The following is an excerpt from a longer article, entitled ‘Does the ITIL® Framework Need a Facelift?’ by Malcolm Fry. Malcolm believes the framework is an excellent tool, and his comments are not meant to be a criticism but an encouragement to improve.
The eternal problem for the ITIL framework has always been to remain relevant mainly because of the speed of change. For example, few of those involved with the ITIL framework would have had a tablet when the framework was last refreshed in 2011. The iPhone® and iPad® devices came to consumers in June 2007 and April 2010, but who could have predicted, rather than guessed, the impact these technologies would have on consumers? Relevancy could be achieved by having a subscription and issuing updates in the form of new and supplementary segments or by using online technology services. This will always be an issue but can be minimised if approached constructively.
Every day technology penetrates further into the fabric of our lives and businesses with IT providing services direct to customers and subscribers. This is not just changing the parameters of our lives but is setting new parameters. For example, in the UK, online betting services are now a prime sponsor of sports, especially football, while genealogy is now an online pastime, whereas DVD stores are disappearing, and book stores are struggling. Welcome to the new world. The problem is, the more dependent an organisation is on IT, the greater the risk of outages; yet risk management does not exist as a separate management component in the ITIL framework and lacks cohesion and presence. Risk management will become more and more pervasive and needs its own management function in the framework.
Governance management and best practises
The business world, and indeed our personal worlds, is being affected by demand for rules and regulations under the guise of governance. We live in an increasingly regulated world. There are even those imposing rules to make sure we don’t hurt ourselves. In the UK, these people are known as ‘elf and safety,’ but there are good reasons why we need governance. Often, governance is achieved by imposing best practices. If you look at the ITIL and COBIT® frameworks, you can see how one supplies the practices while the other, the controls. Best practices and governance are necessary to combat ever increasing threats of computer fraud, which is why we need more controls. The ITIL framework needs to address this need with a supplementary publication.

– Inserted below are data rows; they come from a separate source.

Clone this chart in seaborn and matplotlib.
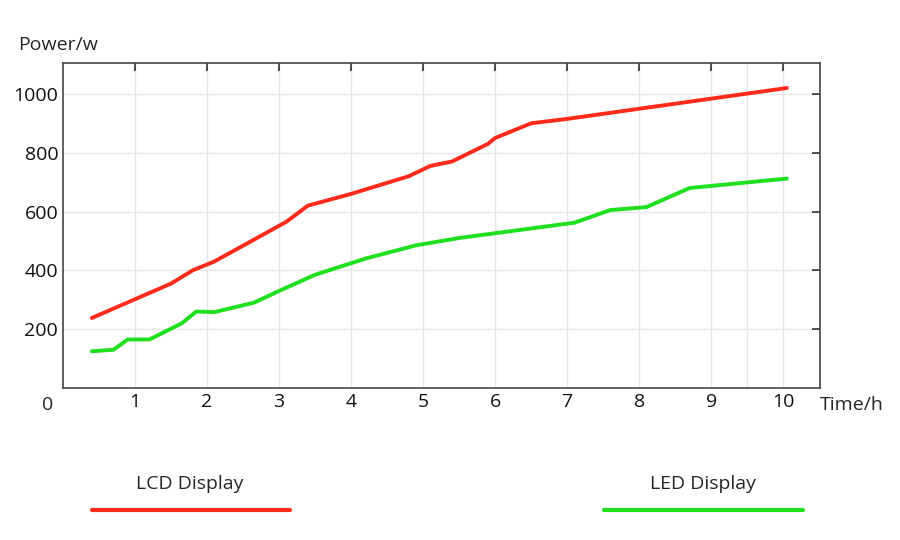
import matplotlib
matplotlib.use("Agg")
import matplotlib.pyplot as plt
import pandas as pd
import seaborn as sns
from matplotlib.lines import Line2D

sns.set_style("white")
plt.rcParams["font.family"] = ["Open Sans", "DejaVu Sans"]

lcd_time = [0.4, 1.5, 1.8, 2.1, 3.1, 3.4, 4.0, 4.8, 5.1, 5.4, 5.9, 6.0, 6.5, 7.0, 10.05]
lcd_power = [238, 355, 400, 430, 565, 620, 660, 720, 755, 770, 830, 850, 900, 915, 1020]
led_time = [0.4, 0.7, 0.9, 1.2, 1.65, 1.85, 2.1, 2.65, 3.0, 3.5, 4.2, 4.9, 5.5, 7.1, 7.6, 8.1, 8.7, 10.05]
led_power = [125, 130, 165, 165, 220, 260, 258, 290, 330, 385, 440, 485, 510, 562, 605, 615, 680, 712]
x_ticks = [1, 2, 3, 4, 5, 6, 7, 8, 9, 10]
y_ticks = [200, 400, 600, 800, 1000]

df = pd.concat([
    pd.DataFrame({"Time": lcd_time, "Power": lcd_power, "Series": "LCD Display"}),
    pd.DataFrame({"Time": led_time, "Power": led_power, "Series": "LED Display"}),
])
colors = {"LCD Display": "#ff2a1a", "LED Display": "#1ee01e"}

fig = plt.figure(figsize=(9, 5.4), dpi=100)
ax = fig.add_axes([63 / 900, 1 - 388 / 540, 757 / 900, 325 / 540])
sns.lineplot(data=df, x="Time", y="Power", hue="Series", palette=colors,
             linewidth=2.8, legend=False, ax=ax, sort=False,
             solid_joinstyle="round", solid_capstyle="round")
ax.set_xlim(0, 10.51)
ax.set_ylim(0, 1105)
ax.set_xticks(x_ticks)
ax.set_yticks(y_ticks)
for v in x_ticks + [9.5]:
    ax.axvline(v, color="#e6e6e6", lw=1, zorder=0)
for v in y_ticks:
    ax.axhline(v, color="#e6e6e6", lw=1, zorder=0)
ax.tick_params(direction="in", top=True, right=True, length=6, width=1.2,
               labelsize=14, colors="#333333", labelcolor="#111111")
for s in ax.spines.values():
    s.set_color("#444444")
    s.set_linewidth(1.2)
ax.set_xlabel("")
ax.set_ylabel("")
fig.text(48 / 900, 1 - 405 / 540, "0", fontsize=14, ha="center", va="center")
fig.text(820 / 900, 1 - 405 / 540, "Time/h", fontsize=14, ha="left", va="center")
fig.text(18 / 900, 1 - 45 / 540, "Power/w", fontsize=14, ha="left", va="center")

fig.text(190 / 900, 1 - 484 / 540, "LCD Display", fontsize=14, ha="center", va="center")
fig.text(703 / 900, 1 - 484 / 540, "LED Display", fontsize=14, ha="center", va="center")
fig.add_artist(Line2D([92 / 900, 290 / 900], [1 - 510 / 540] * 2, color=colors["LCD Display"], lw=3))
fig.add_artist(Line2D([604 / 900, 803 / 900], [1 - 510 / 540] * 2, color=colors["LED Display"], lw=3))

fig.savefig("out.png", dpi=100)
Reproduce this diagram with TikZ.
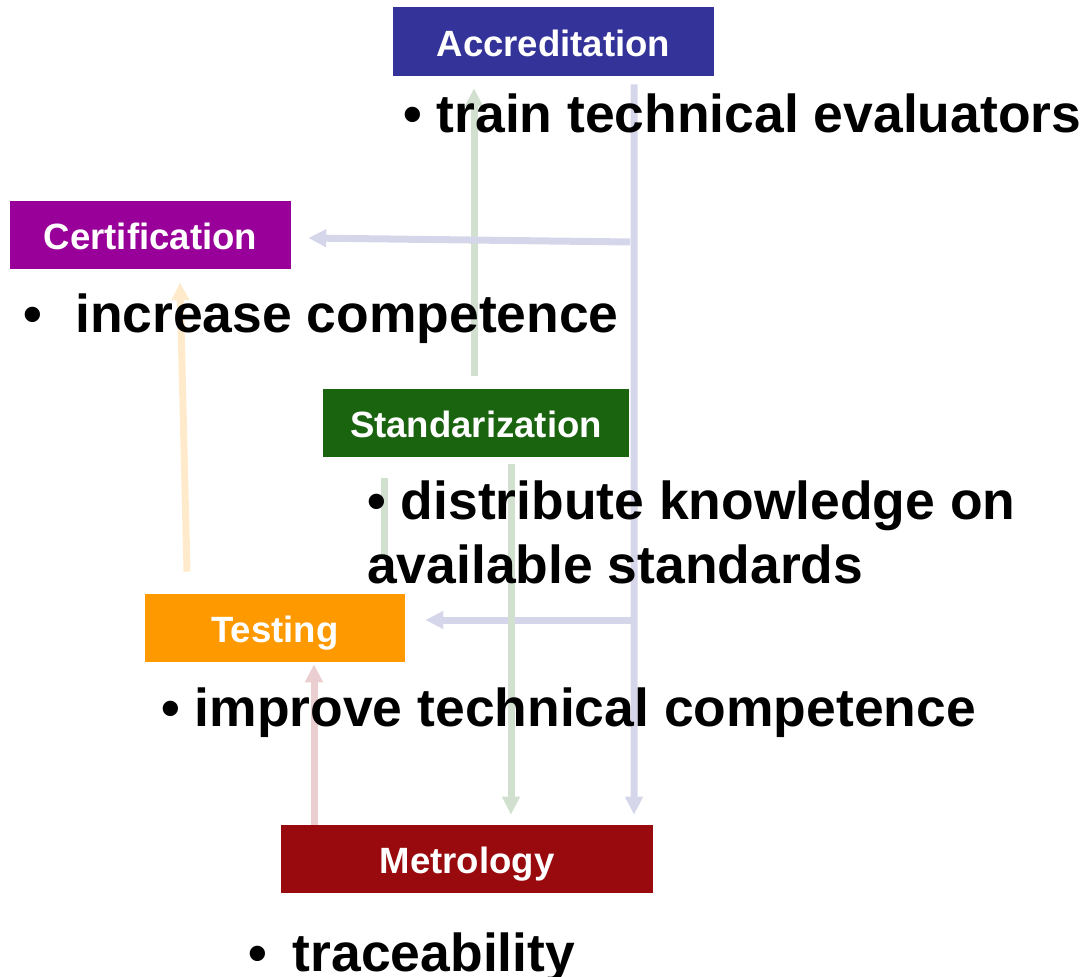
\documentclass[tikz,border=0pt]{standalone}
\usepackage{fontspec}
\setmainfont{Liberation Sans}
\usetikzlibrary{arrows.meta,calc,positioning}
\definecolor{macc}{HTML}{333399}
\definecolor{mcert}{HTML}{990099}
\definecolor{mstd}{HTML}{1A6410}
\definecolor{mtest}{HTML}{FF9900}
\definecolor{mmet}{HTML}{990A0E}
\tikzstyle{l1}=[line width=0.175cm]
\tikzstyle{box}=[rectangle, inner sep=0pt, text=white, text height=21pt, text depth=0pt, font=\fontsize{26}{31}\selectfont\bfseries]
\tikzstyle{item}=[anchor=base west, inner sep=0pt, align=left, font=\fontsize{38}{45.5}\selectfont\bfseries]
\tikzstyle{link}=[l1]
\tikzstyle{flow}=[link, -{Triangle[length=0.45cm, width=0.425cm]}]

\begin{document}
\begin{tikzpicture}[x=0.025cm, y=-0.025cm]

    \useasboundingbox (0,0) rectangle (1091,977);

    % the five fields
    \node[box, fill=macc, minimum width=8.025cm, minimum height=1.725cm] (acc) at (553.5,41.5) {Accreditation};
    \node[box, fill=mcert, minimum width=7.025cm, minimum height=1.7cm] (cert) at (150.5,235) {Certification};
    \node[box, fill=mstd, minimum width=7.65cm, minimum height=1.7cm] (std) at (476,423) {Standarization};
    \node[box, fill=mtest, minimum width=6.5cm, minimum height=1.7cm] (test) at (275,628) {Testing};
    \node[box, fill=mmet, minimum width=9.3cm, minimum height=1.7cm] (met) at (467,859) {Metrology};

    % free ends on the rails
    \coordinate (r1) at (630,242);
    \coordinate (r2) at (634,620);
    \coordinate (g1) at (384,478);
    \coordinate (g2) at (384,556);

    \draw[flow, mstd!20!white] ($(std.north)+(-2,-13)$) -- ($(acc.south)+(-79.5,12)$);
    \draw[flow, macc!20!white] ($(acc.south)+(80.5,8)$) -- ($(met.north)+(167,-10)$);
    \draw[flow, macc!20!white] (r1) -- ($(cert.east)+(17,3)$);
    \draw[flow, macc!20!white] (r2) -- ($(test.east)+(20,-8)$);
    \draw[flow, mstd!20!white] ($(std.south)+(35,7)$) -- ($(met.north)+(44,-10)$);
    \draw[link, mstd!20!white] (g1) -- (g2);
    \draw[flow, mtest!20!white] ($(test.north)+(-88,-22)$) -- ($(cert.south)+(29.5,13)$);
    \draw[flow, mmet!20!white] ($(met.north)+(-153,0)$) -- ($(test.south)+(39,2)$);

    % what each one does
    \node[item] (tacc) at (403,133) {• train technical evaluators};
    \node[item] (tcert) at (23,333) {•\hspace{0.83cm}increase competence};
    \node[item] (tstd) at (367,583) {• distribute knowledge on\\available standards};
    \node[item] (ttest) at (161,726) {• improve technical competence};
    \node[item] (tmet) at (248,971) {•\hspace{0.65cm}traceability};

\end{tikzpicture}
\end{document}
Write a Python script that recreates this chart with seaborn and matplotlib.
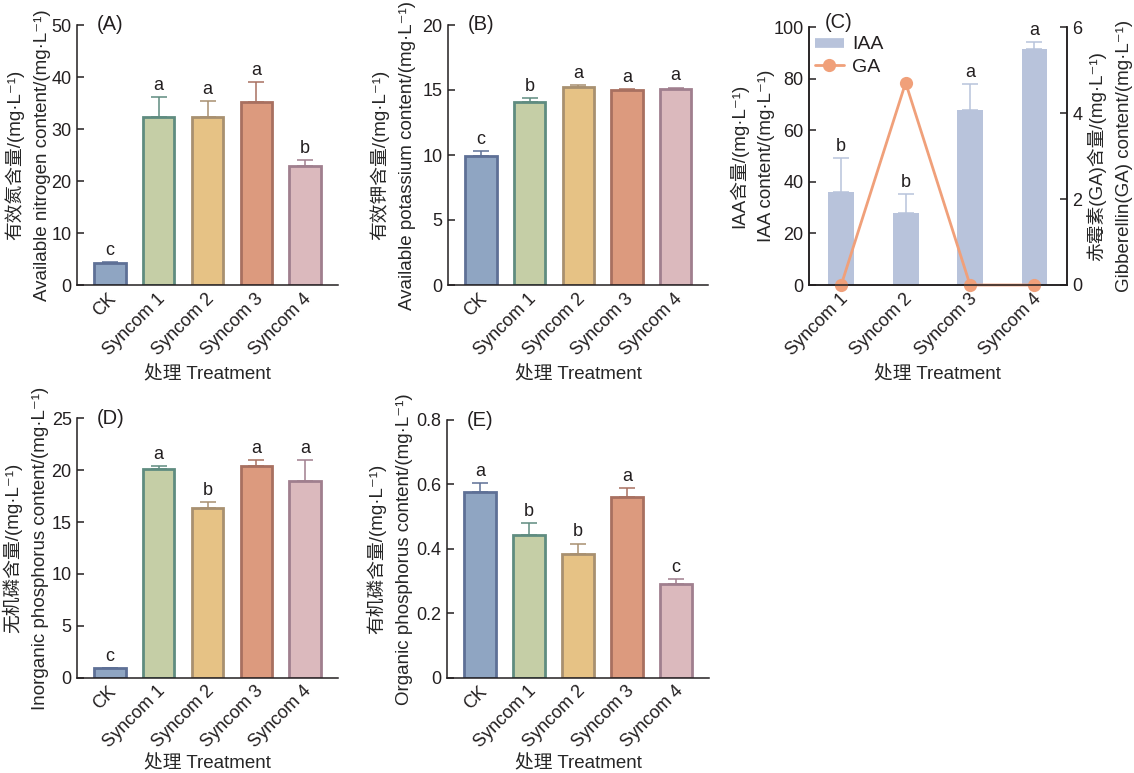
import matplotlib
matplotlib.use("Agg")
import matplotlib.pyplot as plt
import seaborn as sns
import numpy as np
import pandas as pd
from matplotlib.lines import Line2D
from matplotlib.transforms import ScaledTranslation

sns.set_theme(style="ticks")
plt.rcParams['font.family'] = ['Liberation Sans', 'Noto Sans CJK SC', 'DejaVu Sans']
plt.rcParams['axes.linewidth'] = 1.1
plt.rcParams['axes.edgecolor'] = '#231f20'
plt.rcParams['xtick.color'] = '#231f20'
plt.rcParams['ytick.color'] = '#231f20'
plt.rcParams['text.color'] = '#231f20'

# ---- data ----
groups = ["CK", "Syncom 1", "Syncom 2", "Syncom 3", "Syncom 4"]
syncoms = ["Syncom 1", "Syncom 2", "Syncom 3", "Syncom 4"]

n_mean = [4.2, 32.4, 32.4, 35.1, 22.9]
n_err = [0.25, 3.8, 2.9, 3.9, 1.1]
n_sig = ["c", "a", "a", "a", "b"]

k_mean = [9.92, 14.1, 15.25, 14.97, 15.08]
k_err = [0.38, 0.26, 0.13, 0.08, 0.10]
k_sig = ["c", "b", "a", "a", "a"]

iaa_mean = [36.0, 28.1, 68.0, 91.5]
iaa_err = [13.4, 7.1, 10.0, 2.9]
iaa_sig = ["b", "b", "a", "a"]
ga_mean = [0.0, 4.71, 0.0, 0.0]

ip_mean = [0.9, 20.1, 16.4, 20.4, 19.0]
ip_err = [0.05, 0.3, 0.55, 0.55, 1.95]
ip_sig = ["c", "a", "b", "a", "a"]

op_mean = [0.575, 0.443, 0.384, 0.561, 0.292]
op_err = [0.029, 0.038, 0.032, 0.028, 0.014]
op_sig = ["a", "b", "b", "a", "c"]

fills = ["#8fa5c2", "#c5cea6", "#e6c285", "#dc9a7e", "#dbb9bd"]
edges = ["#5e7096", "#5f8c80", "#a89070", "#a87060", "#a07f8e"]
iaa_color = "#b8c3db"
ga_color = "#f0a07a"

FS = 13
LFS = 13.5
LSP = 1.75
W, H = 1134, 773
fig = plt.figure(figsize=(W / 100, H / 100), dpi=100)


def px_axes(left, top, right, bottom):
    return fig.add_axes([left / W, 1 - bottom / H, (right - left) / W, (bottom - top) / H])


def ylab(cn, en):
    return cn + "/(mg·L⁻¹)\n" + en + "/(mg·L⁻¹)"


def set_ylab(ax, text, xpos):
    ax.set_ylabel(text, fontsize=LFS, linespacing=LSP)
    ax.yaxis.label.set_verticalalignment("center")
    ax.yaxis.set_label_coords(xpos, 0.5)


def style_ticks(ax):
    ax.tick_params(axis="y", labelsize=FS, direction="in", length=5, width=1.1, pad=4)
    ax.tick_params(axis="x", labelsize=FS, length=0, pad=8)


def set_xlabels(ax, labels, lpad=5):
    ax.set_xticks(range(len(labels)))
    ax.set_xticklabels(labels, rotation=45, ha="right", va="center",
                       rotation_mode="anchor")
    off = ScaledTranslation(4 / 100, 0, fig.dpi_scale_trans)
    for lbl in ax.get_xticklabels():
        lbl.set_transform(lbl.get_transform() + off)
    ax.set_xlabel("处理 Treatment", fontsize=LFS, labelpad=lpad)


def bar_panel(ax, means, errs, sigs, ymax, yticks, cn, en, letter, sig_off, lx, lpad=5):
    df = pd.DataFrame({"g": groups, "v": means})
    sns.barplot(data=df, x="g", y="v", hue="g", palette=fills, legend=False,
                width=0.64, ax=ax, errorbar=None, linewidth=2.0, saturation=1)
    for p, ec in zip(ax.patches, edges):
        p.set_edgecolor(ec)
    for i, (m, e, s) in enumerate(zip(means, errs, sigs)):
        ax.errorbar([i], [m], yerr=[[0], [e]], fmt="none", ecolor=edges[i],
                    elinewidth=1.1, capsize=5.5, capthick=1.1, zorder=1)
        ax.text(i, m + e + sig_off, s, ha="center", va="bottom", fontsize=FS)
    ax.set_xlim(-0.67, 4.67)
    ax.set_ylim(0, ymax)
    ax.set_yticks(yticks)
    ax.set_yticklabels([f"{t:g}" for t in yticks])
    sns.despine(ax=ax)
    style_ticks(ax)
    set_xlabels(ax, groups, lpad)
    set_ylab(ax, ylab(cn, en), lx)
    ax.text(0.075, 1.0, letter, transform=ax.transAxes, ha="left", va="center",
            fontsize=FS + 1.5)


axA = px_axes(77.3, 25, 337.7, 285)
bar_panel(axA, n_mean, n_err, n_sig, 50, [0, 10, 20, 30, 40, 50],
          "有效氮含量", "Available nitrogen content", "(A)", 0.6, -0.191)

axB = px_axes(448.3, 25, 708.3, 285)
bar_panel(axB, k_mean, k_err, k_sig, 20, [0, 5, 10, 15, 20],
          "有效钾含量", "Available potassium content", "(B)", 0.25, -0.214)

axD = px_axes(77.3, 418.3, 337.7, 677.7)
bar_panel(axD, ip_mean, ip_err, ip_sig, 25, [0, 5, 10, 15, 20, 25],
          "无机磷含量", "Inorganic phosphorus content", "(D)", 0.3, -0.197, lpad=2.5)

axE = px_axes(447.3, 420, 709, 677.7)
bar_panel(axE, op_mean, op_err, op_sig, 0.8, [0, 0.2, 0.4, 0.6, 0.8],
          "有机磷含量", "Organic phosphorus content", "(E)", 0.01, -0.22, lpad=2.5)

# ---- panel C ----
axC = px_axes(809, 27.3, 1066.7, 285)
dfc = pd.DataFrame({"g": syncoms, "v": iaa_mean})
sns.barplot(data=dfc, x="g", y="v", color=iaa_color, width=0.4, ax=axC,
            errorbar=None, saturation=1, linewidth=0)
for i, (m, e, s) in enumerate(zip(iaa_mean, iaa_err, iaa_sig)):
    axC.errorbar([i], [m], yerr=[[0], [e]], fmt="none", ecolor=iaa_color,
                 elinewidth=1.1, capsize=5.5, capthick=1.1, zorder=1)
    axC.text(i, m + e + 1.2, s, ha="center", va="bottom", fontsize=FS)
axC.set_xlim(-0.5, 3.5)
axC.set_ylim(0, 100)
axC.set_yticks([0, 20, 40, 60, 80, 100])
style_ticks(axC)
set_xlabels(axC, syncoms)
set_ylab(axC, ylab("IAA含量", "IAA content"), -0.222)
axC.spines["top"].set_visible(False)

axC2 = axC.twinx()
sns.lineplot(x=list(range(4)), y=ga_mean, ax=axC2, color=ga_color, linewidth=2,
             marker="o", markersize=9.5, markeredgewidth=0, clip_on=False)
axC2.set_ylim(0, 6)
axC2.set_yticks([0, 2, 4, 6])
axC2.tick_params(axis="y", labelsize=FS, direction="in", length=5, width=1.1, pad=4)
axC2.spines["top"].set_visible(False)
set_ylab(axC2, ylab("赤霉素(GA)含量", "Gibberellin(GA) content"), 1.168)
axC2.text(0.062, 1.02, "(C)", transform=axC.transAxes, ha="left", va="center",
          fontsize=FS + 1.5)

handles = [Line2D([0], [0], color=iaa_color, lw=7, solid_capstyle="butt"),
           Line2D([0], [0], color=ga_color, lw=2, marker="o", markersize=9.5,
                  markeredgewidth=0)]
axC2.legend(handles, ["IAA", "GA"], loc="upper left", bbox_to_anchor=(0.0, 0.99),
            frameon=False, fontsize=FS + 1, handlelength=1.5, handletextpad=0.4,
            labelspacing=0.25, borderaxespad=0.1, borderpad=0.2)

fig.savefig("out.png", dpi=100)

There is a school of thought that claims Bring Your Own Device (BYOD) is a recent phenomenon. In fact, it has existed for many years, but there does seem to be some confusion as to whether bringing your device to the office is BYOD. If so, what about if you work from home but use your own device? Is that BYOD or Use Your Own Device (UYOD)? The figures for home workers do not denote that workers are using BYOD but clearly show the trend for remote working, which is increasing at an accelerated rate, which probably means that BYOD is doing the same. Managing BYOD technologies and services are not supported well by the ITIL framework. They are facing the same problem we are – keeping abreast of the trend. Maybe the publication of a yearly update supplement would fit the bill here.